• DATA FOR PROCESSING:
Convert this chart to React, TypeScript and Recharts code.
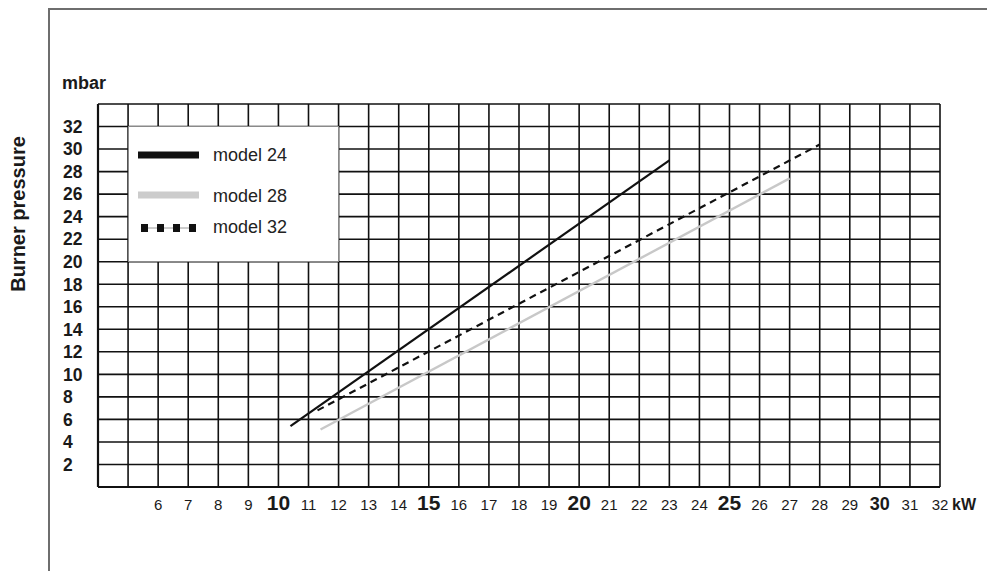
import React from 'react';
import { LineChart, Line, XAxis, YAxis, CartesianGrid, Legend, Customized } from 'recharts';

// ---- data ----
const model24Kw = [10.4, 23];
const model24Mbar = [5.4, 29];
const model28Kw = [11.4, 27];
const model28Mbar = [5.1, 27.4];
const model32Kw = [11.3, 28];
const model32Mbar = [6.8, 30.4];

const seriesNames = ['model 24', 'model 28', 'model 32'];

const xTicks = [4, 5, 6, 7, 8, 9, 10, 11, 12, 13, 14, 15, 16, 17, 18, 19, 20, 21, 22, 23, 24, 25, 26, 27, 28, 29, 30, 31, 32];
const xLabelTicks = [6, 7, 8, 9, 10, 11, 12, 13, 14, 15, 16, 17, 18, 19, 20, 21, 22, 23, 24, 25, 26, 27, 28, 29, 30, 31, 32];
const xBigTicks = [10, 15, 20, 25];
const xMediumTicks = [30];
const yTicks = [0, 2, 4, 6, 8, 10, 12, 14, 16, 18, 20, 22, 24, 26, 28, 30, 32, 34];
const yLabelTicks = [2, 4, 6, 8, 10, 12, 14, 16, 18, 20, 22, 24, 26, 28, 30, 32];

const xTitle = 'kW';
const yUnit = 'mbar';
const yTitle = 'Burner pressure';

const toPoints = (kw: number[], mbar: number[]) => kw.map((k, i) => ({ kw: k, p: mbar[i] }));
const data24 = toPoints(model24Kw, model24Mbar);
const data28 = toPoints(model28Kw, model28Mbar);
const data32 = toPoints(model32Kw, model32Mbar);

const FONT = '"Liberation Sans", Arial, Helvetica, sans-serif';

const XTick = (props: any) => {
  const { x, y, payload } = props;
  const v = payload.value;
  if (!xLabelTicks.includes(v)) return null;
  const big = xBigTicks.includes(v);
  const med = xMediumTicks.includes(v);
  return (
    <text
      x={x}
      y={y + 15}
      textAnchor="middle"
      fontFamily={FONT}
      fontSize={big ? 21 : med ? 18 : 15}
      fontWeight={big || med ? 'bold' : 'normal'}
      fill="#1a1a1a"
    >
      {v}
    </text>
  );
};

const YTick = (props: any) => {
  const { x, y, payload } = props;
  const v = payload.value;
  if (!yLabelTicks.includes(v)) return null;
  return (
    <text
      x={x - 27}
      y={y}
      dy="0.36em"
      textAnchor="start"
      fontFamily={FONT}
      fontSize={17.5}
      fontWeight="bold"
      fill="#1a1a1a"
    >
      {v}
    </text>
  );
};

const LegendBox = () => (
  <div style={{ width: 211, height: 136, background: '#fff', border: '1px solid #8a8a8a', boxSizing: 'border-box' }}>
    <svg width={209} height={134} style={{ display: 'block' }}>
      <rect x={9} y={24.5} width={61} height={7} fill="#111" />
      <text x={84} y={33.5} fontFamily={FONT} fontSize={18} fill="#222">{seriesNames[0]}</text>
      <rect x={9} y={64.5} width={61} height={7} fill="#cccccc" />
      <text x={84} y={74.5} fontFamily={FONT} fontSize={18} fill="#222">{seriesNames[1]}</text>
      <line x1={12} y1={101} x2={66} y2={101} stroke="#9a9a9a" strokeWidth={1} />
      {[12, 28, 44, 60].map((sx) => (
        <rect key={sx} x={sx} y={97} width={7} height={8} fill="#111" />
      ))}
      <text x={84} y={106} fontFamily={FONT} fontSize={18} fill="#222">{seriesNames[2]}</text>
    </svg>
  </div>
);

const Decorations = () => (
  <g>
    <path d="M49,571 L49,9 L987,9" fill="none" stroke="#6e6e6e" strokeWidth={2} />
    <text x={62} y={89} fontFamily={FONT} fontSize={18} fontWeight="bold" fill="#1a1a1a">{yUnit}</text>
    <text
      x={25}
      y={214}
      transform="rotate(-90 25 214)"
      textAnchor="middle"
      fontFamily={FONT}
      fontSize={20}
      fontWeight="bold"
      fill="#1a1a1a"
    >
      {yTitle}
    </text>
    <text x={952} y={510} fontFamily={FONT} fontSize={16} fontWeight="bold" fill="#1a1a1a">{xTitle}</text>
  </g>
);

export default function App() {
  return (
    <div style={{ position: 'absolute', left: 0, top: 0, width: 987, height: 571, background: '#fff' }}>
      <LineChart width={987} height={571} margin={{ top: 104, right: 47, bottom: 54, left: 58 }}>
        <CartesianGrid stroke="#111" strokeWidth={1.6} />
        <XAxis
          dataKey="kw"
          type="number"
          domain={[4, 32]}
          ticks={xTicks}
          interval={0}
          allowDataOverflow
          height={30}
          tickSize={6}
          tickMargin={2}
          tickLine={false}
          axisLine={{ stroke: '#111', strokeWidth: 2.2 }}
          tick={<XTick />}
        />
        <YAxis
          dataKey="p"
          type="number"
          domain={[0, 34]}
          ticks={yTicks}
          interval={0}
          allowDataOverflow
          width={40}
          tickSize={6}
          tickMargin={2}
          tickLine={false}
          axisLine={{ stroke: '#111', strokeWidth: 2.2 }}
          tick={<YTick />}
        />
        <Line data={data28} dataKey="p" name={seriesNames[1]} stroke="#c8c8c8" strokeWidth={2.4} dot={false} isAnimationActive={false} />
        <Line data={data32} dataKey="p" name={seriesNames[2]} stroke="#111" strokeWidth={2.2} strokeDasharray="7 5" dot={false} isAnimationActive={false} />
        <Line data={data24} dataKey="p" name={seriesNames[0]} stroke="#111" strokeWidth={2.2} dot={false} isAnimationActive={false} />
        <Legend
          layout="vertical"
          align="center"
          verticalAlign="middle"
          content={() => <LegendBox />}
          wrapperStyle={{ left: 128, top: 126, width: 211, height: 136 }}
        />
        <Customized component={Decorations} />
      </LineChart>
    </div>
  );
}
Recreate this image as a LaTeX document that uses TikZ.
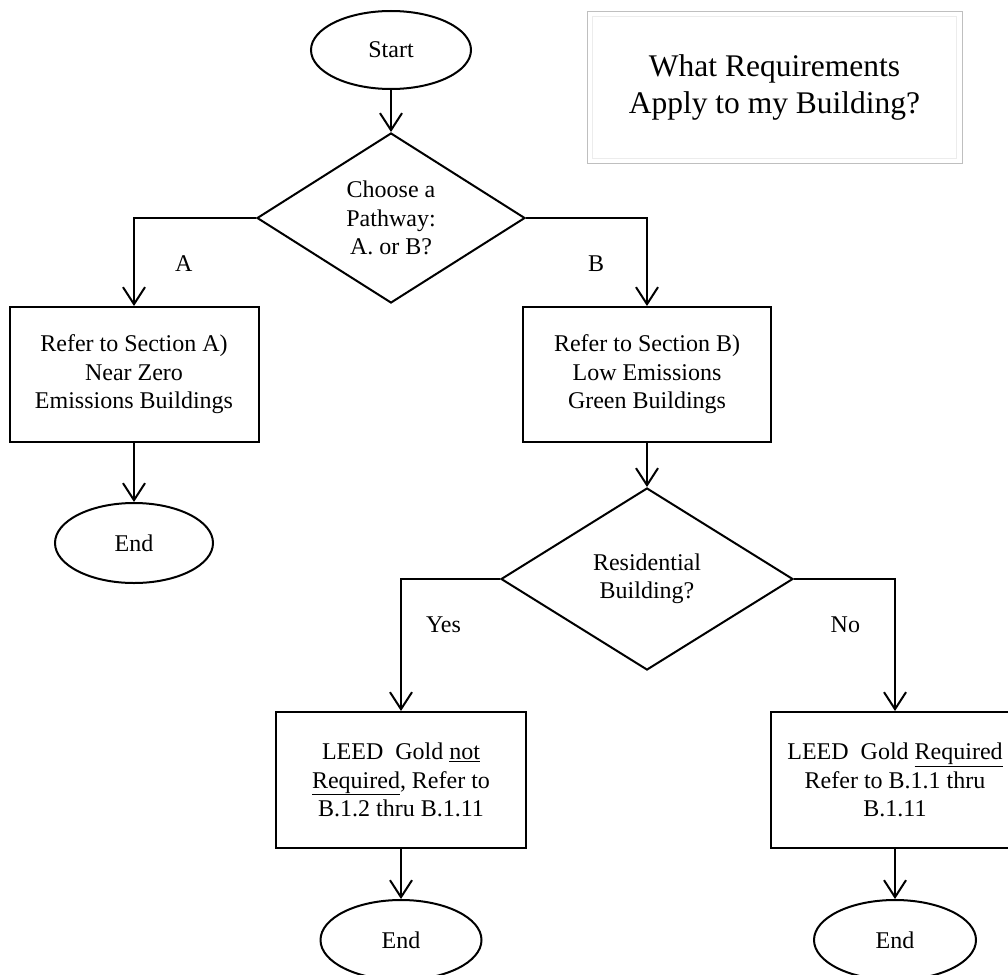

• WHAT NEEDS TO BE DONE: Take the lines from the start of the material to the line with "const seriesNames = ['model", both included, and transcribe them exactly without the pictures.

• ANSWER IN FULL:
Convert this chart to React, TypeScript and Recharts code.
import React from 'react';
import { LineChart, Line, XAxis, YAxis, CartesianGrid, Legend, Customized } from 'recharts';

// ---- data ----
const model24Kw = [10.4, 23];
const model24Mbar = [5.4, 29];
const model28Kw = [11.4, 27];
const model28Mbar = [5.1, 27.4];
const model32Kw = [11.3, 28];
const model32Mbar = [6.8, 30.4];

const seriesNames = ['model 24', 'model 28', 'model 32'];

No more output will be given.